-- Task --
Every line that contains the word "draws" should be copied.

(Records contained in a dataset)
☆ ☆ ☆ ☆ ☆

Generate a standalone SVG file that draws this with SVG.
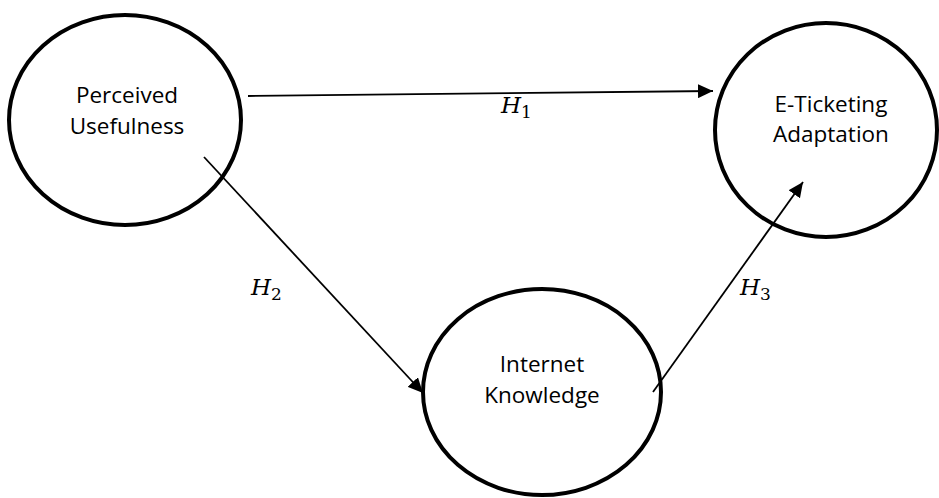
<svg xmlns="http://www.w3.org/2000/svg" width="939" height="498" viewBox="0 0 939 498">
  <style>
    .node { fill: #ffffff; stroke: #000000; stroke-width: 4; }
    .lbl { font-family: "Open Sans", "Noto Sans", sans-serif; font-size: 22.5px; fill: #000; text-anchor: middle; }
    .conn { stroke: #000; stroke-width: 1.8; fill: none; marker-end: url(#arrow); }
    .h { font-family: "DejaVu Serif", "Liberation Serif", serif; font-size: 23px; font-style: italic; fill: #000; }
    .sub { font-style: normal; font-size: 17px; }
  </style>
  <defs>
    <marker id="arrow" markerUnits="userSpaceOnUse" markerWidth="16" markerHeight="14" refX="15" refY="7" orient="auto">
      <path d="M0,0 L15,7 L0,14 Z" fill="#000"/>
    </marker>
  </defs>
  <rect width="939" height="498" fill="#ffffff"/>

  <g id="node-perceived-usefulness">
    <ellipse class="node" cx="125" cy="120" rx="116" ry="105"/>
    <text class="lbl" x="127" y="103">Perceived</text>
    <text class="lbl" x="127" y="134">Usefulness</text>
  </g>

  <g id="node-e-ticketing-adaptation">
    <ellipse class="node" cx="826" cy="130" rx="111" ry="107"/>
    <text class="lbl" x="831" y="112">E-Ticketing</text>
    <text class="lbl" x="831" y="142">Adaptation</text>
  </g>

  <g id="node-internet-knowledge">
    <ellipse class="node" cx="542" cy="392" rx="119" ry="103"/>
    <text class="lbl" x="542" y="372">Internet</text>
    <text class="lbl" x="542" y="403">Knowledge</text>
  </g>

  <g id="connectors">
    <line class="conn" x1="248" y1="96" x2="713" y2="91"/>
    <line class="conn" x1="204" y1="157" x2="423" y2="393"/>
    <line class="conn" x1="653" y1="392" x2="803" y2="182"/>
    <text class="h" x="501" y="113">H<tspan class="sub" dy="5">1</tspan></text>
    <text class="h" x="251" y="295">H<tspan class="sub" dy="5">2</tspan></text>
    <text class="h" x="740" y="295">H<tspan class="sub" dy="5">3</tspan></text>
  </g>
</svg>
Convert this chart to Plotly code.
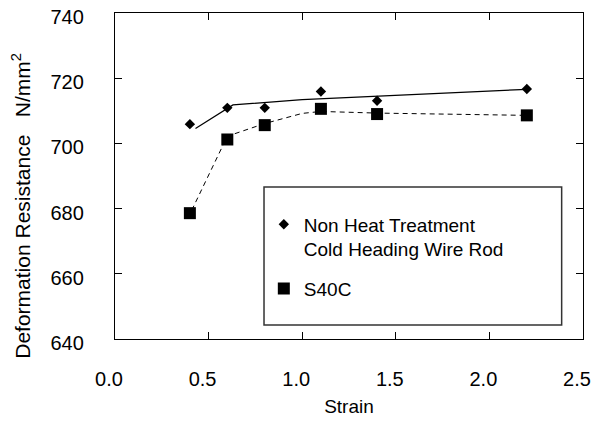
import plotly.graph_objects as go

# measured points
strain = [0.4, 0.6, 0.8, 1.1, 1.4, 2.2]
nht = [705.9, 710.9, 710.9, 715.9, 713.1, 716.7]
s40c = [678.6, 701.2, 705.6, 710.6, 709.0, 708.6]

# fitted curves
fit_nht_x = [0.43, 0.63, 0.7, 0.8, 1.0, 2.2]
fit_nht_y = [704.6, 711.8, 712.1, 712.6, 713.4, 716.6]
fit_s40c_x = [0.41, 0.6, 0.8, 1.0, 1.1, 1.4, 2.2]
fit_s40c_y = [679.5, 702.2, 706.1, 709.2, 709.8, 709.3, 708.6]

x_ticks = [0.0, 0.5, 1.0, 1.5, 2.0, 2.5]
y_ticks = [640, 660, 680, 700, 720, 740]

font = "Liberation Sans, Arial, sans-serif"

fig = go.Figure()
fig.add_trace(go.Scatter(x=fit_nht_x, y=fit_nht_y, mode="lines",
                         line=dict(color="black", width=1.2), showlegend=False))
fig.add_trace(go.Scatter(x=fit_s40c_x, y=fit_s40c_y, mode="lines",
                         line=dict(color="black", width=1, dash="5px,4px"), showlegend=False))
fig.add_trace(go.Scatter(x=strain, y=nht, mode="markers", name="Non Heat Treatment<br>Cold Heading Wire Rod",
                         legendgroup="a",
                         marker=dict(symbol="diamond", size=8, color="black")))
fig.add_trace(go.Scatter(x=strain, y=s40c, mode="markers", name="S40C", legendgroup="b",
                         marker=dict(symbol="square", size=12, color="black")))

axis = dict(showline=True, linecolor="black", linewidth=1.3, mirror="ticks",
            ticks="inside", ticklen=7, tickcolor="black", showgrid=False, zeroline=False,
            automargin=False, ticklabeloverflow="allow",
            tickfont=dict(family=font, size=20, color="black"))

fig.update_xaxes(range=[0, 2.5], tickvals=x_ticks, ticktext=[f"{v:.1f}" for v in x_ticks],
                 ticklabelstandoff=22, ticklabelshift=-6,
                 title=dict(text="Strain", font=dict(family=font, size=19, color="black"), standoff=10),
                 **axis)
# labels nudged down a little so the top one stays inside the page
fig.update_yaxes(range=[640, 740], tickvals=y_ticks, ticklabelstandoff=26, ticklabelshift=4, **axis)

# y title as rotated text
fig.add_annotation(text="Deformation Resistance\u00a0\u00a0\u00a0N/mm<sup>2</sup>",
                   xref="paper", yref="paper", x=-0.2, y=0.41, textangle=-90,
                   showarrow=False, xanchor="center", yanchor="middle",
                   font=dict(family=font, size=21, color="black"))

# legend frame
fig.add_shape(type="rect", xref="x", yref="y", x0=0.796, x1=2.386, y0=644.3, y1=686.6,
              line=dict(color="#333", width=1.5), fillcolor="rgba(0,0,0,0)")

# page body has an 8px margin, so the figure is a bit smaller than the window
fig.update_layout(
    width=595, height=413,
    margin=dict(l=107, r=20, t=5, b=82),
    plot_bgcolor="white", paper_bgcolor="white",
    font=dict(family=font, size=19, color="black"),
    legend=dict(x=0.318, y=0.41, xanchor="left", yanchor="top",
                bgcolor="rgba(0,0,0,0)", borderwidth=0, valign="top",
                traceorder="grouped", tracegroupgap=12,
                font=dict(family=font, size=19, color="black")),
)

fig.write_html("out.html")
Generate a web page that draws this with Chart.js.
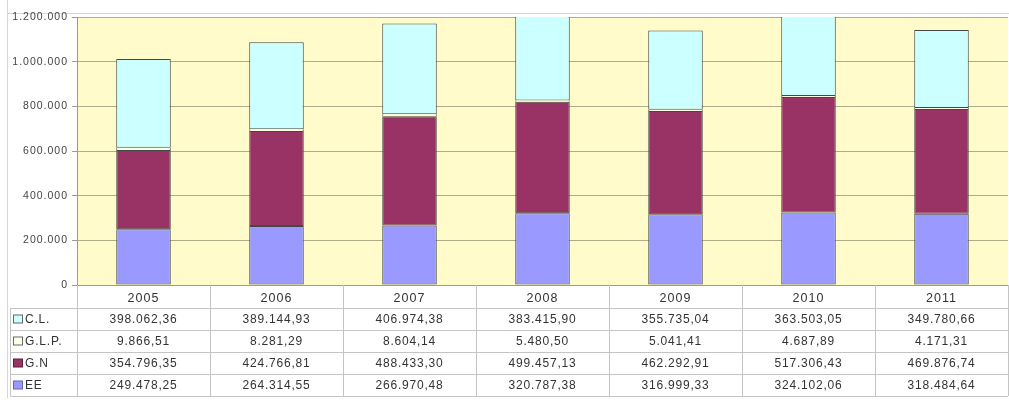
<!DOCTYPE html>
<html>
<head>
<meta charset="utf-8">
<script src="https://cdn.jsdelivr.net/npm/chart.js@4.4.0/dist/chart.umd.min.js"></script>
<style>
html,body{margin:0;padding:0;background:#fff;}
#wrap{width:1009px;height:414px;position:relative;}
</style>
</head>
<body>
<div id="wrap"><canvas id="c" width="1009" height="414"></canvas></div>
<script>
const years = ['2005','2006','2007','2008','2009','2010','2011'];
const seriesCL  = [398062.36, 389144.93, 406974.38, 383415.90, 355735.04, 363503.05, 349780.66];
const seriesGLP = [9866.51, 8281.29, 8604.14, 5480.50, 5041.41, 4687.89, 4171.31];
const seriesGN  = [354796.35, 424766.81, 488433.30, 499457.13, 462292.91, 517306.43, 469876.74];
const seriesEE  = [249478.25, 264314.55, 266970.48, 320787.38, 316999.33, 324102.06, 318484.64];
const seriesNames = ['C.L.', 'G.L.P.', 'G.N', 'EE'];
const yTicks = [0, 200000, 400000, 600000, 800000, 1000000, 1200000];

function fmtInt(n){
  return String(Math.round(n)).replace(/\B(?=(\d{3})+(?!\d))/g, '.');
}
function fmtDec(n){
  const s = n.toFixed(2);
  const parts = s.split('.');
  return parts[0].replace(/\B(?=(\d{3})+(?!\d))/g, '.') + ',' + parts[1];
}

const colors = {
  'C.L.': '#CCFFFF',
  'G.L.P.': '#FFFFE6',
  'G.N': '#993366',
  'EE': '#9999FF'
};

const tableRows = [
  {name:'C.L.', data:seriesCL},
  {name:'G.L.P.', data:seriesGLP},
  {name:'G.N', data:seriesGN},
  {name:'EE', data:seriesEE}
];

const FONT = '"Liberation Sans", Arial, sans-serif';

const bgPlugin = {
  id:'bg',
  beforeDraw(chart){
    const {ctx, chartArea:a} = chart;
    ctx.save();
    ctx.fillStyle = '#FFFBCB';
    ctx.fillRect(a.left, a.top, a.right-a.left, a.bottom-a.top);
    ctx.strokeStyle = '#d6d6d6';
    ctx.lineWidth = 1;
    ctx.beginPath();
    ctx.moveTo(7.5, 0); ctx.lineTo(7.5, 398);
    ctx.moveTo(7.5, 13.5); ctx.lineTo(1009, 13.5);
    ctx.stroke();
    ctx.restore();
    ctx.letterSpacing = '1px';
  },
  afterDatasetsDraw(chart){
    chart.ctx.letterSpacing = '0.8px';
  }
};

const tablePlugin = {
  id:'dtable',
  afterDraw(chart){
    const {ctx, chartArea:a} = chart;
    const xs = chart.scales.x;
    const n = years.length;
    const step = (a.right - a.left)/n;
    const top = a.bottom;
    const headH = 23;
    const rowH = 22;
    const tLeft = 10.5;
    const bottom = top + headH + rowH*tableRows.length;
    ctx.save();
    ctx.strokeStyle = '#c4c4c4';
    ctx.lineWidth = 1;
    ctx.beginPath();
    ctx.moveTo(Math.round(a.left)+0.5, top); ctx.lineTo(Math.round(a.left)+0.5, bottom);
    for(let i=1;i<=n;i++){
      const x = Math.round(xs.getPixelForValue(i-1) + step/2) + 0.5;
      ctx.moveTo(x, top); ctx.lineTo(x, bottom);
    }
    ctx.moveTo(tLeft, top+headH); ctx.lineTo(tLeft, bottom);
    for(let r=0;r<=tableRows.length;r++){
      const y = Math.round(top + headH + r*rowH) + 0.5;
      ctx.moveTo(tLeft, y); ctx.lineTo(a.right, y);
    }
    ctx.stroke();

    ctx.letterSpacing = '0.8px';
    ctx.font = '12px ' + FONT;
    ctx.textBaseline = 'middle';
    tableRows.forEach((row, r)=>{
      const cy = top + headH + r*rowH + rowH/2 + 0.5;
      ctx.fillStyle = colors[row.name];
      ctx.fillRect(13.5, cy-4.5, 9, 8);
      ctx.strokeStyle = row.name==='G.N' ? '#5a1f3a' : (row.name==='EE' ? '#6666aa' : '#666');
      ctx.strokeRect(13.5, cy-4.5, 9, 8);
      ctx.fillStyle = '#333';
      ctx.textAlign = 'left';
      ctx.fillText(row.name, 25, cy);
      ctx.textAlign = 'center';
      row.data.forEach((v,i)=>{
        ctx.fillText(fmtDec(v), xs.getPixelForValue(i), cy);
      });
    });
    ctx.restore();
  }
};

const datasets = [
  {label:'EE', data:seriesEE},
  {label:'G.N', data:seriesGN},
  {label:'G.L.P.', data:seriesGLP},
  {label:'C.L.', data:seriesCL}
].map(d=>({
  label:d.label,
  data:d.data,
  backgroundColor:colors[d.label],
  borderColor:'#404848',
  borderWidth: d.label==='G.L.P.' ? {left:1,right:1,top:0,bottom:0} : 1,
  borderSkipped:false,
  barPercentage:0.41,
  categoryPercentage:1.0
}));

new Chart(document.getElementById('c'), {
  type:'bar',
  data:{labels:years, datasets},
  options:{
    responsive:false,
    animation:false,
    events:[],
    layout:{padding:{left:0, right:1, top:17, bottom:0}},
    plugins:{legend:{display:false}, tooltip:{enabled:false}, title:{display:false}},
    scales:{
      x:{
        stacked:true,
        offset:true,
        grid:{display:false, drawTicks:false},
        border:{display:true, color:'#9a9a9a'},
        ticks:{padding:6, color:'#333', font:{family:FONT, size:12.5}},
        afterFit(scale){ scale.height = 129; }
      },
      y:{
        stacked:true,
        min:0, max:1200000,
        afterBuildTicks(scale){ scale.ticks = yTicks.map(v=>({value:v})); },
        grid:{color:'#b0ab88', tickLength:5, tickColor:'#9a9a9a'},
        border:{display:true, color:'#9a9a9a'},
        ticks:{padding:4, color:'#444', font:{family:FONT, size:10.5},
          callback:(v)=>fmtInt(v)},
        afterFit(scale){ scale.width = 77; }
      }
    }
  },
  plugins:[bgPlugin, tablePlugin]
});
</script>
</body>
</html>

☆ ☆ ☆ ☆ ☆

-- Task result --
Generate a standalone SVG file that draws this with SVG.
Generate a web page that draws this with Chart.js.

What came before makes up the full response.